Opening Community Housing Aotearoa’s 2015 Conference
Hon Paula Bennett
Minister for Social Housing
22 October 2015
Speech
Opening Community
Housing Aotearoa’s 2015 Conference
E nga mana, e nga reo, e te iwi o te motu, tena koutou, tena koutou, tena koutou katoa.
Ladies and Gentlemen.
It’s a pleasure to be here this morning and to open Community Housing Aotearoa’s 2015 Conference.
I want to take a moment to acknowledge the work your organisation does on behalf of not only the community housing sector, but the thousands of New Zealanders who you serve and are in many ways your family.
I don’t think there has ever been a more exciting time to be involved in housing in New Zealand.
For the first time you have three Ministers working to increase the supply and quality right through the housing continuum, from emergency and social housing to affordable.

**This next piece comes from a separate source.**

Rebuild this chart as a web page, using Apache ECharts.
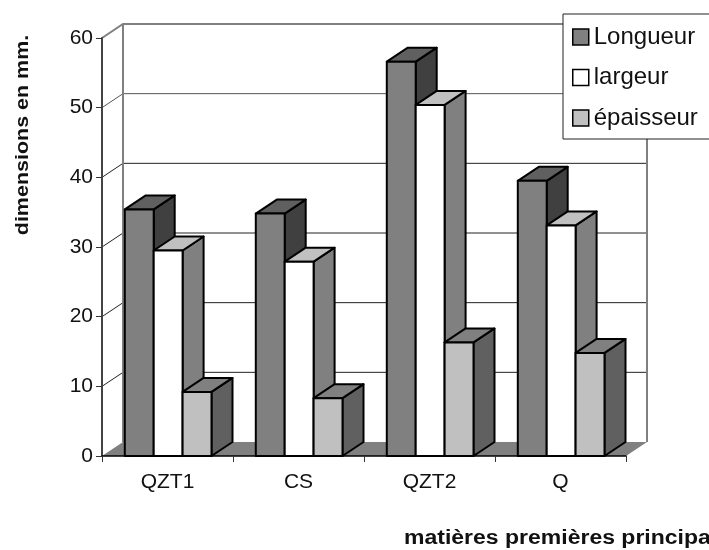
<!DOCTYPE html>
<html><head><meta charset="utf-8">
<style>html,body{margin:0;padding:0;background:#fff}#c{width:709px;height:550px}</style>
<script src="https://cdn.jsdelivr.net/npm/echarts@6/dist/echarts.min.js"></script>
</head><body><div id="c"></div>
<script>
const categories = ['QZT1','CS','QZT2','Q'];
const longueur = [35.4, 34.8, 56.6, 39.5];
const largeur = [29.5, 27.9, 50.4, 33.1];
const epaisseur = [9.2, 8.3, 16.3, 14.8];
const yTicks = [0,10,20,30,40,50,60];
const DX = 21, DY = 14;
const chart = echarts.init(document.getElementById('c'), null, {renderer:'canvas'});

function barSeries(name, values, slot, front, top, side){
  return {
    type:'custom', name, coordinateSystem:'cartesian2d', z:5, silent:true,
    itemStyle:{color:front, borderColor:'#000', borderWidth:2},
    data: values.map((v,i)=>[i,v]),
    encode:{x:0,y:1},
    renderItem(params, api){
      const i = api.value(0), v = api.value(1);
      const band = api.size([1,0])[0];
      const start = api.coord([i,0])[0] - band/2;
      const w = band*28.9/131;
      const x0 = start + band*22.8/131 + slot*w;
      const x1 = x0 + w;
      const yb = api.coord([i,0])[1];
      const yt = api.coord([i,v])[1];
      const ls = {stroke:'#000', lineWidth:2, lineJoin:'round'};
      return {type:'group', children:[
        {type:'polygon', shape:{points:[[x1,yb],[x1+DX,yb-DY],[x1+DX,yt-DY],[x1,yt]]}, style:{fill:side,...ls}},
        {type:'polygon', shape:{points:[[x0,yt],[x1,yt],[x1+DX,yt-DY],[x0+DX,yt-DY]]}, style:{fill:top,...ls}},
        {type:'rect', shape:{x:x0,y:yt,width:w,height:yb-yt}, style:{fill:front,...ls}}
      ]};
    }
  };
}

const wallSeries = {
  type:'custom', coordinateSystem:'cartesian2d', z:1, silent:true, clip:false,
  data: yTicks.map(t=>[0,t]),
  encode:{y:1},
  renderItem(params, api){
    const t = api.value(1);
    const band = api.size([1,0])[0];
    const xl = api.coord([0,0])[0] - band/2;
    const xr = xl + band*categories.length;
    const y = api.coord([0,t])[1];
    const y0 = api.coord([0,0])[1];
    const y60 = api.coord([0,yTicks[yTicks.length-1]])[1];
    const ch = [];
    if(t===0){
      ch.push({type:'polygon', z2:0, shape:{points:[[xl,y0],[xr,y0],[xr+DX,y0-DY],[xl+DX,y0-DY]]}, style:{fill:'#808080',stroke:null}});
      ch.push({type:'polyline', z2:2, shape:{points:[[xl+DX,y60-DY],[xl+DX,y0-DY]]}, style:{stroke:'#808080',lineWidth:2,fill:null}});
      ch.push({type:'polyline', z2:2, shape:{points:[[xr+DX,y60-DY],[xr+DX,y0-DY]]}, style:{stroke:'#808080',lineWidth:2,fill:null}});
    } else {
      const top = t===yTicks[yTicks.length-1];
      ch.push({type:'polyline', z2:1, shape:{points:[[xl,y],[xl+DX,y-DY],[xr+DX,y-DY]]},
        style:{stroke: top?'#808080':(t===50?'#555':'#222'), lineWidth: top?2:1, fill:null}});
    }
    return {type:'group', children:ch};
  }
};

chart.setOption({
  animation:false,
  backgroundColor:'#fff',
  textStyle:{fontFamily:'"Liberation Sans"'},
  grid:{left:102, right:83, top:38, bottom:94, containLabel:false},
  xAxis:{type:'category', data:categories, boundaryGap:true,
    axisLine:{show:true, onZero:false, lineStyle:{color:'#000', width:1.5}},
    axisTick:{show:true, alignWithLabel:false, length:6, lineStyle:{color:'#333', width:1}},
    axisLabel:{color:'#111', fontSize:21, margin:16, fontFamily:'"Liberation Sans"'},
    splitLine:{show:false}, z:6},
  yAxis:{type:'value', min:0, max:60, interval:10,
    axisLine:{show:true, lineStyle:{color:'#444', width:2}},
    axisTick:{show:true, length:6, lineStyle:{color:'#333', width:1}},
    axisLabel:{color:'#111', fontSize:21, margin:9, fontFamily:'"Liberation Sans"'},
    splitLine:{show:false}, z:6},
  legend:{orient:'vertical', left:563, top:14, padding:[11,30,9,9], itemGap:16.5,
    backgroundColor:'#fff', borderColor:'#222', borderWidth:1, z:10,
    itemWidth:16, itemHeight:16, selectedMode:false, icon:'rect', align:'left',
    textStyle:{fontSize:24, lineHeight:24, color:'#111', fontFamily:'"Liberation Sans"'},
    data:[
      {name:'Longueur', itemStyle:{color:'#808080', borderColor:'#000', borderWidth:1.5}},
      {name:'largeur', itemStyle:{color:'#fff', borderColor:'#000', borderWidth:1.5}},
      {name:'épaisseur', itemStyle:{color:'#c0c0c0', borderColor:'#000', borderWidth:1.5}}
    ]},
  graphic:[
    {type:'text', x:23, y:135, rotation:Math.PI/2, z:20, scaleX:1.13,
      style:{text:'dimensions en mm.', font:'bold 19px "Liberation Sans"', fill:'#111', align:'center', verticalAlign:'middle'}},
    {type:'text', x:404, y:538, z:20, scaleX:1.15,
      style:{text:'matières premières principales', font:'bold 20px "Liberation Sans"', fill:'#111', align:'left', verticalAlign:'middle'}}
  ],
  series:[
    wallSeries,
    barSeries('Longueur', longueur, 0, '#808080', '#606060', '#404040'),
    barSeries('largeur', largeur, 1, '#ffffff', '#c0c0c0', '#808080'),
    barSeries('épaisseur', epaisseur, 2, '#c0c0c0', '#808080', '#606060')
  ]
});
</script></body></html>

I think the very fact that we’re talking about housing as a continuum says something, and is a reflection of the kind of aspirational Government this is.
So while that wider work to increase supply right across the continuum is crucial, today I am going to focus on social housing.
We’re putting tenants and families at the centre of what we do.
Because fundamentally, we believe it is the State’s role to enable New Zealanders to get ahead and lead positive, independent lives.
But for many vulnerable New Zealanders, it is incredibly tough to see they can lead more prosperous lives, which is why all of us, as leaders in our community, must remain relentlessly ambitious for them.
This Government has made some big gains in the metrics that are a very real measure of the direction our society is heading.
Over the last three years, the number of children in welfare dependent homes has reduced by 55,000 – that’s equivalent to the population of Rotorua.
Reoffending has dropped by around 10 percent in the last three years.
And we have the lowest number of teen parents on the benefit since 1988 – a time when I was one of them.
There remains though, a group of New Zealanders entrenched in pretty tough circumstances that – at best – some or all of our social services reach, and at worst, slip completely through the cracks.
You know who these people are, and so do we.
A lot of you work with them on a daily basis.
Unfortunately, Governments of all stripes have been behind the 8 ball on this one for quite literally decades.
Because of both entrenched institutional silos and technological deficiencies on the part of Government agencies, we have not been fit for purpose in knowing who our customers are, what social services they need most, and when.
Ladies and Gentlemen, we have made great strides catching up in the last seven years.
Initiatives like Welfare and Education Reforms, Whanau Ora, Children’s Teams, and Healthy Families initiatives are making a real difference.